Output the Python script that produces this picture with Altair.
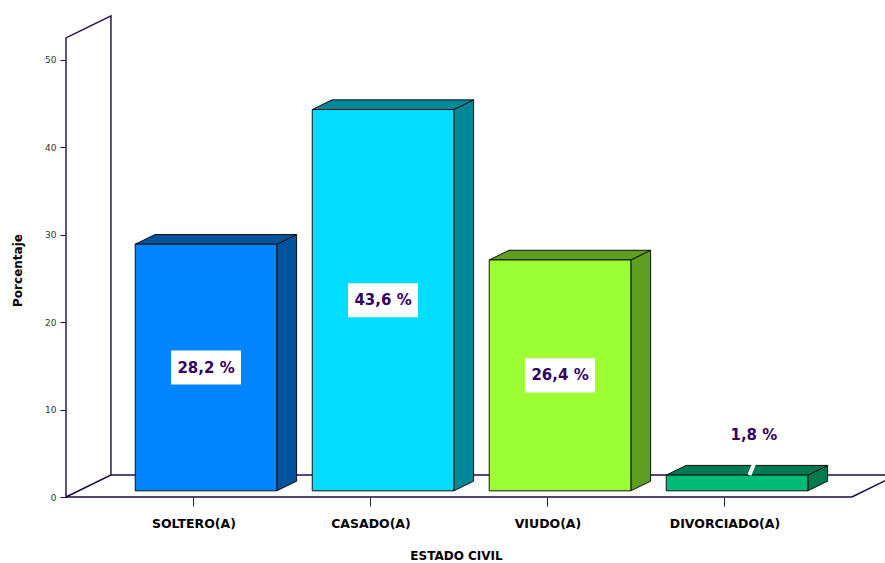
import json
import altair as alt
import pandas as pd

# ---------------- data ----------------
categories = ["SOLTERO(A)", "CASADO(A)", "VIUDO(A)", "DIVORCIADO(A)"]
values = [28.2, 43.6, 26.4, 1.8]
front_colors = ["#0084FF", "#00DDFF", "#9CFF33", "#00BB78"]
side_colors = ["#00529C", "#00889A", "#5E9E20", "#007850"]
y_ticks = [0, 10, 20, 30, 40, 50]

# ---------------- geometry (style) ----------------
W, H = 819, 481
X_MAX = 4.627          # x domain (one unit = category spacing)
Y_MAX = 55.0           # y domain
FIRST = 0.72           # first category centre (x units)
DX, DY = 0.254, 2.516  # depth vector of the floor (x units, value units)
F0, F1 = 0.28, 0.72    # bar front / back depth fraction
BW = 0.80              # bar width (x units)
WALL_TOP = 52.5
FLOOR_END = 4.44
BOX_W, BOX_H = 0.395, 3.9
INK = "#1E0845"
LABEL_COLOR = "#330066"

centers = [FIRST + i for i in range(len(categories))]
labels = [f"{v:.1f}".replace(".", ",") + " %" for v in values]

rows_front, rows_side, rows_top, rows_box, rows_text = [], [], [], [], []
for c, v, fc, sc, cx, lab in zip(categories, values, front_colors, side_colors, centers, labels):
    x0 = cx + F0 * DX - BW / 2
    x1 = cx + F0 * DX + BW / 2
    b0 = F0 * DY
    b1 = F1 * DY
    ddx = (F1 - F0) * DX
    rows_front.append(dict(cat=c, x=x0, x2=x1, y=b0, y2=v + b0, col=fc))
    rows_side.append(dict(cat=c, x=x1, y=b0, y2=v + b0, col=sc))
    rows_side.append(dict(cat=c, x=x1 + ddx, y=b1, y2=v + b1, col=sc))
    rows_top.append(dict(cat=c, y=v + b0, x=x0, x2=x1, col=sc))
    rows_top.append(dict(cat=c, y=v + b1, x=x0 + ddx, x2=x1 + ddx, col=sc))
    mx = cx + F0 * DX
    if v > 5:
        my = v / 2 + b0
        rows_box.append(dict(x=mx - BOX_W / 2, x2=mx + BOX_W / 2, y=my - BOX_H / 2, y2=my + BOX_H / 2))
        rows_text.append(dict(x=mx, y=my, label=lab))
    else:
        rows_text.append(dict(x=mx + 0.095, y=v + b1 + 3.5, label=lab))

small = [i for i, v in enumerate(values) if v <= 5]
rows_lead = []
for i in small:
    mx = centers[i] + F0 * DX + 0.07
    rows_lead.append(dict(x=mx, y=values[i] + F0 * DY, x2=mx + 0.03, y2=values[i] + F1 * DY + 0.4))

xs = alt.Scale(domain=[0, X_MAX], nice=False, zero=False)
ys = alt.Scale(domain=[0, Y_MAX], nice=False, zero=False)

label_expr = f"{json.dumps(categories)}[round(datum.value - {FIRST})]"

# floor (horizontal parallelogram)
floor_df = pd.DataFrame([
    dict(y=0, x=0, x2=FLOOR_END),
    dict(y=DY, x=DX, x2=FLOOR_END + DX),
])
floor = alt.Chart(floor_df).mark_area(
    orient="horizontal", fill="white", stroke=INK, strokeWidth=1.4
).encode(
    y=alt.Y("y:Q", scale=ys, axis=alt.Axis(
        values=y_ticks, title="Porcentaje", domain=False, grid=False,
        tickColor=INK, tickSize=6, labelFontSize=9, labelColor="#333333",
        labelFont="DejaVu Sans", labelPadding=4,
        titleFont="DejaVu Sans", titleFontSize=12, titleFontWeight="bold",
        titleColor="black", titleX=-49, titleY=254, titleAngle=-90,
        titleAlign="center", titleBaseline="middle")),
    x=alt.X("x:Q", scale=xs, axis=alt.Axis(
        values=centers, labelExpr=label_expr, title="ESTADO CIVIL",
        domain=False, grid=False, tickColor="#222222", tickSize=9,
        labelFont="DejaVu Sans", labelFontSize=12.5, labelFontWeight="bold",
        labelColor="black", labelPadding=11,
        titleFont="DejaVu Sans", titleFontSize=12, titleFontWeight="bold",
        titleColor="black", titleX=390, titleY=58, titleAnchor="start",
        titleAlign="center", titleBaseline="middle")),
    x2="x2:Q",
    order=alt.Order("y:Q"),
)

# right edge of the floor
edge_df = pd.DataFrame([dict(x=FLOOR_END, y=0, x2=FLOOR_END + DX, y2=DY)])
edge = alt.Chart(edge_df).mark_rule(color=INK, strokeWidth=1.4).encode(
    x=alt.X("x:Q", scale=xs), x2="x2:Q",
    y=alt.Y("y:Q", scale=ys), y2="y2:Q",
)

wall_df = pd.DataFrame([
    dict(x=0, y=0, y2=WALL_TOP),
    dict(x=DX, y=DY, y2=WALL_TOP + DY),
])
wall = alt.Chart(wall_df).mark_area(
    fill="white", stroke=INK, strokeWidth=1.4
).encode(
    x=alt.X("x:Q", scale=xs),
    y=alt.Y("y:Q", scale=ys),
    y2="y2:Q",
)

side = alt.Chart(pd.DataFrame(rows_side)).mark_area(
    stroke="#111111", strokeWidth=1
).encode(
    x=alt.X("x:Q", scale=xs),
    y=alt.Y("y:Q", scale=ys),
    y2="y2:Q",
    detail="cat:N",
    fill=alt.Fill("col:N", scale=None),
)

top = alt.Chart(pd.DataFrame(rows_top)).mark_area(
    orient="horizontal", stroke="#111111", strokeWidth=1
).encode(
    y=alt.Y("y:Q", scale=ys),
    x=alt.X("x:Q", scale=xs),
    x2="x2:Q",
    detail="cat:N",
    fill=alt.Fill("col:N", scale=None),
)

front = alt.Chart(pd.DataFrame(rows_front)).mark_rect(
    stroke="#111111", strokeWidth=1
).encode(
    x=alt.X("x:Q", scale=xs),
    x2="x2:Q",
    y=alt.Y("y:Q", scale=ys),
    y2="y2:Q",
    fill=alt.Fill("col:N", scale=None),
)

lead = alt.Chart(pd.DataFrame(rows_lead)).mark_rule(
    color="white", strokeWidth=4
).encode(
    x=alt.X("x:Q", scale=xs), x2="x2:Q",
    y=alt.Y("y:Q", scale=ys), y2="y2:Q",
)

box = alt.Chart(pd.DataFrame(rows_box)).mark_rect(fill="white").encode(
    x=alt.X("x:Q", scale=xs), x2="x2:Q",
    y=alt.Y("y:Q", scale=ys), y2="y2:Q",
)

text = alt.Chart(pd.DataFrame(rows_text)).mark_text(
    font="DejaVu Sans", fontSize=15, fontWeight="bold", color=LABEL_COLOR,
    align="center", baseline="middle"
).encode(
    x=alt.X("x:Q", scale=xs),
    y=alt.Y("y:Q", scale=ys),
    text="label:N",
)

chart = alt.layer(floor, edge, wall, side, top, front, lead, box, text).properties(
    width=W, height=H,
    autosize=alt.AutoSizeParams(type="none"),
    padding={"left": 66, "top": 16, "right": 0, "bottom": 66},
    background="white",
).configure_view(stroke=None)

chart.save("out.html", embed_options={"renderer": "svg", "actions": False})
================
REQUEST - In this exercise, set down all of the data exactly, without the pictures.

TASK ANSWER -
Output the Python script that produces this picture with Altair.
import json
import altair as alt
import pandas as pd

# ---------------- data ----------------
categories = ["SOLTERO(A)", "CASADO(A)", "VIUDO(A)", "DIVORCIADO(A)"]
values = [28.2, 43.6, 26.4, 1.8]
front_colors = ["#0084FF", "#00DDFF", "#9CFF33", "#00BB78"]
side_colors = ["#00529C", "#00889A", "#5E9E20", "#007850"]
y_ticks = [0, 10, 20, 30, 40, 50]

# ---------------- geometry (style) ----------------
W, H = 819, 481
X_MAX = 4.627          # x domain (one unit = category spacing)
Y_MAX = 55.0           # y domain
FIRST = 0.72           # first category centre (x units)
DX, DY = 0.254, 2.516  # depth vector of the floor (x units, value units)
F0, F1 = 0.28, 0.72    # bar front / back depth fraction
BW = 0.80              # bar width (x units)
WALL_TOP = 52.5
FLOOR_END = 4.44
BOX_W, BOX_H = 0.395, 3.9
INK = "#1E0845"
LABEL_COLOR = "#330066"

centers = [FIRST + i for i in range(len(categories))]
labels = [f"{v:.1f}".replace(".", ",") + " %" for v in values]

rows_front, rows_side, rows_top, rows_box, rows_text = [], [], [], [], []
for c, v, fc, sc, cx, lab in zip(categories, values, front_colors, side_colors, centers, labels):
    x0 = cx + F0 * DX - BW / 2
    x1 = cx + F0 * DX + BW / 2
    b0 = F0 * DY
    b1 = F1 * DY
    ddx = (F1 - F0) * DX
    rows_front.append(dict(cat=c, x=x0, x2=x1, y=b0, y2=v + b0, col=fc))
    rows_side.append(dict(cat=c, x=x1, y=b0, y2=v + b0, col=sc))
    rows_side.append(dict(cat=c, x=x1 + ddx, y=b1, y2=v + b1, col=sc))
    rows_top.append(dict(cat=c, y=v + b0, x=x0, x2=x1, col=sc))
    rows_top.append(dict(cat=c, y=v + b1, x=x0 + ddx, x2=x1 + ddx, col=sc))
    mx = cx + F0 * DX
    if v > 5:
        my = v / 2 + b0
        rows_box.append(dict(x=mx - BOX_W / 2, x2=mx + BOX_W / 2, y=my - BOX_H / 2, y2=my + BOX_H / 2))
        rows_text.append(dict(x=mx, y=my, label=lab))
    else:
        rows_text.append(dict(x=mx + 0.095, y=v + b1 + 3.5, label=lab))

small = [i for i, v in enumerate(values) if v <= 5]
rows_lead = []
for i in small:
    mx = centers[i] + F0 * DX + 0.07
    rows_lead.append(dict(x=mx, y=values[i] + F0 * DY, x2=mx + 0.03, y2=values[i] + F1 * DY + 0.4))

xs = alt.Scale(domain=[0, X_MAX], nice=False, zero=False)
ys = alt.Scale(domain=[0, Y_MAX], nice=False, zero=False)

label_expr = f"{json.dumps(categories)}[round(datum.value - {FIRST})]"

# floor (horizontal parallelogram)
floor_df = pd.DataFrame([
    dict(y=0, x=0, x2=FLOOR_END),
    dict(y=DY, x=DX, x2=FLOOR_END + DX),
])
floor = alt.Chart(floor_df).mark_area(
    orient="horizontal", fill="white", stroke=INK, strokeWidth=1.4
).encode(
    y=alt.Y("y:Q", scale=ys, axis=alt.Axis(
        values=y_ticks, title="Porcentaje", domain=False, grid=False,
        tickColor=INK, tickSize=6, labelFontSize=9, labelColor="#333333",
        labelFont="DejaVu Sans", labelPadding=4,
        titleFont="DejaVu Sans", titleFontSize=12, titleFontWeight="bold",
        titleColor="black", titleX=-49, titleY=254, titleAngle=-90,
        titleAlign="center", titleBaseline="middle")),
    x=alt.X("x:Q", scale=xs, axis=alt.Axis(
        values=centers, labelExpr=label_expr, title="ESTADO CIVIL",
        domain=False, grid=False, tickColor="#222222", tickSize=9,
        labelFont="DejaVu Sans", labelFontSize=12.5, labelFontWeight="bold",
        labelColor="black", labelPadding=11,
        titleFont="DejaVu Sans", titleFontSize=12, titleFontWeight="bold",
        titleColor="black", titleX=390, titleY=58, titleAnchor="start",
        titleAlign="center", titleBaseline="middle")),
    x2="x2:Q",
    order=alt.Order("y:Q"),
)

# right edge of the floor
edge_df = pd.DataFrame([dict(x=FLOOR_END, y=0, x2=FLOOR_END + DX, y2=DY)])
edge = alt.Chart(edge_df).mark_rule(color=INK, strokeWidth=1.4).encode(
    x=alt.X("x:Q", scale=xs), x2="x2:Q",
    y=alt.Y("y:Q", scale=ys), y2="y2:Q",
)

wall_df = pd.DataFrame([
    dict(x=0, y=0, y2=WALL_TOP),
    dict(x=DX, y=DY, y2=WALL_TOP + DY),
])
wall = alt.Chart(wall_df).mark_area(
    fill="white", stroke=INK, strokeWidth=1.4
).encode(
    x=alt.X("x:Q", scale=xs),
    y=alt.Y("y:Q", scale=ys),
    y2="y2:Q",
)

side = alt.Chart(pd.DataFrame(rows_side)).mark_area(
    stroke="#111111", strokeWidth=1
).encode(
    x=alt.X("x:Q", scale=xs),
    y=alt.Y("y:Q", scale=ys),
    y2="y2:Q",
    detail="cat:N",
    fill=alt.Fill("col:N", scale=None),
)

top = alt.Chart(pd.DataFrame(rows_top)).mark_area(
    orient="horizontal", stroke="#111111", strokeWidth=1
).encode(
    y=alt.Y("y:Q", scale=ys),
    x=alt.X("x:Q", scale=xs),
    x2="x2:Q",
    detail="cat:N",
    fill=alt.Fill("col:N", scale=None),
)

front = alt.Chart(pd.DataFrame(rows_front)).mark_rect(
    stroke="#111111", strokeWidth=1
).encode(
    x=alt.X("x:Q", scale=xs),
    x2="x2:Q",
    y=alt.Y("y:Q", scale=ys),
    y2="y2:Q",
    fill=alt.Fill("col:N", scale=None),
)

lead = alt.Chart(pd.DataFrame(rows_lead)).mark_rule(
    color="white", strokeWidth=4
).encode(
    x=alt.X("x:Q", scale=xs), x2="x2:Q",
    y=alt.Y("y:Q", scale=ys), y2="y2:Q",
)

box = alt.Chart(pd.DataFrame(rows_box)).mark_rect(fill="white").encode(
    x=alt.X("x:Q", scale=xs), x2="x2:Q",
    y=alt.Y("y:Q", scale=ys), y2="y2:Q",
)

text = alt.Chart(pd.DataFrame(rows_text)).mark_text(
    font="DejaVu Sans", fontSize=15, fontWeight="bold", color=LABEL_COLOR,
    align="center", baseline="middle"
).encode(
    x=alt.X("x:Q", scale=xs),
    y=alt.Y("y:Q", scale=ys),
    text="label:N",
)

chart = alt.layer(floor, edge, wall, side, top, front, lead, box, text).properties(
    width=W, height=H,
    autosize=alt.AutoSizeParams(type="none"),
    padding={"left": 66, "top": 16, "right": 0, "bottom": 66},
    background="white",
).configure_view(stroke=None)

chart.save("out.html", embed_options={"renderer": "svg", "actions": False})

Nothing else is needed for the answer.